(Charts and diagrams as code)

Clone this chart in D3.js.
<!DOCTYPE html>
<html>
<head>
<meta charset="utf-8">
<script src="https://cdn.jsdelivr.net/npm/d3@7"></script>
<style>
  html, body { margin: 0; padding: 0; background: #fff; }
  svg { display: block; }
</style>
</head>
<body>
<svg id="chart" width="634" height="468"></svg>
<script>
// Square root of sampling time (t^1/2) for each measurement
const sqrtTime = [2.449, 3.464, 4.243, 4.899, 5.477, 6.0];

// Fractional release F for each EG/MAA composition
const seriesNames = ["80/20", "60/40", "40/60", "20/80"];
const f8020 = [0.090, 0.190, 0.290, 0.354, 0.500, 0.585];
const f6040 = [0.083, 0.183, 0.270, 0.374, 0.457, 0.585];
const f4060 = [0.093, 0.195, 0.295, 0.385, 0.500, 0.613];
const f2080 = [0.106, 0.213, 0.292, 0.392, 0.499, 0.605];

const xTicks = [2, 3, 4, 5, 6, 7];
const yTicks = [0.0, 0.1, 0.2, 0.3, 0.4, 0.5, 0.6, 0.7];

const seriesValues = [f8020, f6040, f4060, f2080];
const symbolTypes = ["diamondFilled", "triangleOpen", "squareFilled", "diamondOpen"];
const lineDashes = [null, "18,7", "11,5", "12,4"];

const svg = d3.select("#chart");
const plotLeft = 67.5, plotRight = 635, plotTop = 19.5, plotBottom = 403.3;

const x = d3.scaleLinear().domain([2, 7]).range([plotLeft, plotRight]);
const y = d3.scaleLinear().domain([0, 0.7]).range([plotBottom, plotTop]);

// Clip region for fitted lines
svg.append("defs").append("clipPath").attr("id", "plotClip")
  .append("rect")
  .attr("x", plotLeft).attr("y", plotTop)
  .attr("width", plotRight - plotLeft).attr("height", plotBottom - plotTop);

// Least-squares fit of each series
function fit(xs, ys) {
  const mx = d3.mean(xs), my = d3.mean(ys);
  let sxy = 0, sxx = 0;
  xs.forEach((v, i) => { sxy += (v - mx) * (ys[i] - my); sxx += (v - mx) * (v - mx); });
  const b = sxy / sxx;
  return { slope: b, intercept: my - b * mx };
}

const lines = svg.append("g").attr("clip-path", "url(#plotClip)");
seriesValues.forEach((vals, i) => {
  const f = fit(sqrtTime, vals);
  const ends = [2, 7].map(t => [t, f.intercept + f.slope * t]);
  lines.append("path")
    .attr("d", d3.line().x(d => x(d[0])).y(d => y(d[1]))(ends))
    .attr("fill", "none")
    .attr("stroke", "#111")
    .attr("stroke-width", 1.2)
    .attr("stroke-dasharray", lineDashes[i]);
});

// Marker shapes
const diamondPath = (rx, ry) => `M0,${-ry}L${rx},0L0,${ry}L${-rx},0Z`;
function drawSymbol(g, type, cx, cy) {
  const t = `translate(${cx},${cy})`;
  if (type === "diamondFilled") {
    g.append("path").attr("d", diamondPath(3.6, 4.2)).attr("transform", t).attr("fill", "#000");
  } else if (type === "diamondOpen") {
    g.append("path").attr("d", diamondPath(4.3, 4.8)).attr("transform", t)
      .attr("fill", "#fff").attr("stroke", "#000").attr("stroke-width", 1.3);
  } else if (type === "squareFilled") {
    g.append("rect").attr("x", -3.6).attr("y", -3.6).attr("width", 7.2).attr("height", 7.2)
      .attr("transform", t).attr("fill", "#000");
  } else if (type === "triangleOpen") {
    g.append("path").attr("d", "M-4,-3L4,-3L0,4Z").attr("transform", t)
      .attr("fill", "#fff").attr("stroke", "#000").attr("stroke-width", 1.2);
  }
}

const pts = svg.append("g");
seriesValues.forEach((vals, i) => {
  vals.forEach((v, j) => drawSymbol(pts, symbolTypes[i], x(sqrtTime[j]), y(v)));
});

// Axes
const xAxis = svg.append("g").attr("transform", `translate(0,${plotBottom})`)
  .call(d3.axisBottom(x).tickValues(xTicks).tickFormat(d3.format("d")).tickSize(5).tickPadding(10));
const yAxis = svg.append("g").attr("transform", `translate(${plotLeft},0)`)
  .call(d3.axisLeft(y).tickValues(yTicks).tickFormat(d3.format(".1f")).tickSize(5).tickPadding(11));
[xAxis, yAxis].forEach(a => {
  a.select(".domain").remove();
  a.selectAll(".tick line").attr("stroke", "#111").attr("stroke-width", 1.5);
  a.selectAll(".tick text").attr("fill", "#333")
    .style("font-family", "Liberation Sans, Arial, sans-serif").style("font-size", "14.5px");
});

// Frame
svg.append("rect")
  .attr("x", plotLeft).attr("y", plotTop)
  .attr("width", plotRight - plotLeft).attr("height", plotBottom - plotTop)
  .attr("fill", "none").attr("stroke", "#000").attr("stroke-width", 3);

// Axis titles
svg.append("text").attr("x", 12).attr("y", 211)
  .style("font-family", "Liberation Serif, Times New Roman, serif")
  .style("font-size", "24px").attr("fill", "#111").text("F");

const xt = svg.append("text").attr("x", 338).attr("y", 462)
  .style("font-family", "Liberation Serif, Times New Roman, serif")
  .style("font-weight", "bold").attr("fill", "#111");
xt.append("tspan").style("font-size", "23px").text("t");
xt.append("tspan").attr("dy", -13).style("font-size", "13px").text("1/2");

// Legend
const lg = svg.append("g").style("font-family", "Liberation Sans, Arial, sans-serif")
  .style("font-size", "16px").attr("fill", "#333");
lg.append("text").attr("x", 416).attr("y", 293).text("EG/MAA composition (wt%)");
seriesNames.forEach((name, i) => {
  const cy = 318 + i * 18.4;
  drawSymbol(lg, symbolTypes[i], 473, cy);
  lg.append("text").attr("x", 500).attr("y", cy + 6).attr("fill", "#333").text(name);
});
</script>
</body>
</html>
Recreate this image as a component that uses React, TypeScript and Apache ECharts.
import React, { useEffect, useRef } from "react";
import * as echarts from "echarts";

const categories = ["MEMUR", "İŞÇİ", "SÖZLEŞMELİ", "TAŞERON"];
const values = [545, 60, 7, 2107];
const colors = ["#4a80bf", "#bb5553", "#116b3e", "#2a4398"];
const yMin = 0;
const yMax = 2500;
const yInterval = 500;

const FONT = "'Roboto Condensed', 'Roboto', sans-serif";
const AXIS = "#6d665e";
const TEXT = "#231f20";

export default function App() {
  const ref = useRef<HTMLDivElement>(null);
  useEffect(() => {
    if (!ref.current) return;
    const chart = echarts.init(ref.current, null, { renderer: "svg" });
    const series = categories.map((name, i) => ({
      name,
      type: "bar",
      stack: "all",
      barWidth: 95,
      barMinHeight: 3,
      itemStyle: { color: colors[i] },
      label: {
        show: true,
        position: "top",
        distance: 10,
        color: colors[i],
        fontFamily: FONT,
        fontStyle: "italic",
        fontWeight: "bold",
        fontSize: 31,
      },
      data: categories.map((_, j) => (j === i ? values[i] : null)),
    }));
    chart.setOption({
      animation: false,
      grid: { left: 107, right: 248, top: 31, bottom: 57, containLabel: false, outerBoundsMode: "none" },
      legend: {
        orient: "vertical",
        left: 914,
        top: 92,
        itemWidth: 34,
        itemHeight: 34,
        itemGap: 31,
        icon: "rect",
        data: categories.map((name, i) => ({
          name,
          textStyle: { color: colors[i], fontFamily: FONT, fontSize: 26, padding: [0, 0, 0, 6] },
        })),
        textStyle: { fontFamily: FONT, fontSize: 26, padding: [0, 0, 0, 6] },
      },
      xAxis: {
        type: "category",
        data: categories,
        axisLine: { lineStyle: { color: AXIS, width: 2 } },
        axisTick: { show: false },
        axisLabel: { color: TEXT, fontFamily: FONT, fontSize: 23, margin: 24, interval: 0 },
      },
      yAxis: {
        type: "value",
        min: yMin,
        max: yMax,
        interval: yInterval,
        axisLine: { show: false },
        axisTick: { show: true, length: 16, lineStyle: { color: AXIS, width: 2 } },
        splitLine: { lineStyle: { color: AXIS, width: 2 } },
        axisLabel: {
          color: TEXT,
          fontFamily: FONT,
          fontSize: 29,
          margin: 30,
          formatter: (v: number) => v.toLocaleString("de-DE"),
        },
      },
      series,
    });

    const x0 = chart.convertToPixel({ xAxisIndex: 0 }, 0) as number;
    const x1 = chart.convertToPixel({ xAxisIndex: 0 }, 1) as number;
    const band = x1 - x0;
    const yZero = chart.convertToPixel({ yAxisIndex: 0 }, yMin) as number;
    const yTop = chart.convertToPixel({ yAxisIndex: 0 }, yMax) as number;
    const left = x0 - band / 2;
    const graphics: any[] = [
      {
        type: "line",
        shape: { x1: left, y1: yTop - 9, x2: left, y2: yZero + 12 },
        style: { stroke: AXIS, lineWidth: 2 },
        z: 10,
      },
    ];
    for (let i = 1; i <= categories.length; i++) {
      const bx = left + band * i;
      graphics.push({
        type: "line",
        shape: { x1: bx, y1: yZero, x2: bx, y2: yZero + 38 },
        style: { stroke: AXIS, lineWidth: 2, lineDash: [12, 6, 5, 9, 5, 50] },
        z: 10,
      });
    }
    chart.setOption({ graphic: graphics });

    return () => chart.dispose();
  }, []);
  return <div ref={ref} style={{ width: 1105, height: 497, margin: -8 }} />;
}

§ THE TASK: Starting with the first line of the data above, copy each line exactly until you reach the line with "const yTicks = [0.0, 0.1, 0.2, 0.3, 0.4, 0.5, 0.6, 0.7];"; include that line as well.

§ EXERCISE RESPONSE:
Clone this chart in D3.js.
<!DOCTYPE html>
<html>
<head>
<meta charset="utf-8">
<script src="https://cdn.jsdelivr.net/npm/d3@7"></script>
<style>
  html, body { margin: 0; padding: 0; background: #fff; }
  svg { display: block; }
</style>
</head>
<body>
<svg id="chart" width="634" height="468"></svg>
<script>
// Square root of sampling time (t^1/2) for each measurement
const sqrtTime = [2.449, 3.464, 4.243, 4.899, 5.477, 6.0];

// Fractional release F for each EG/MAA composition
const seriesNames = ["80/20", "60/40", "40/60", "20/80"];
const f8020 = [0.090, 0.190, 0.290, 0.354, 0.500, 0.585];
const f6040 = [0.083, 0.183, 0.270, 0.374, 0.457, 0.585];
const f4060 = [0.093, 0.195, 0.295, 0.385, 0.500, 0.613];
const f2080 = [0.106, 0.213, 0.292, 0.392, 0.499, 0.605];

const xTicks = [2, 3, 4, 5, 6, 7];
const yTicks = [0.0, 0.1, 0.2, 0.3, 0.4, 0.5, 0.6, 0.7];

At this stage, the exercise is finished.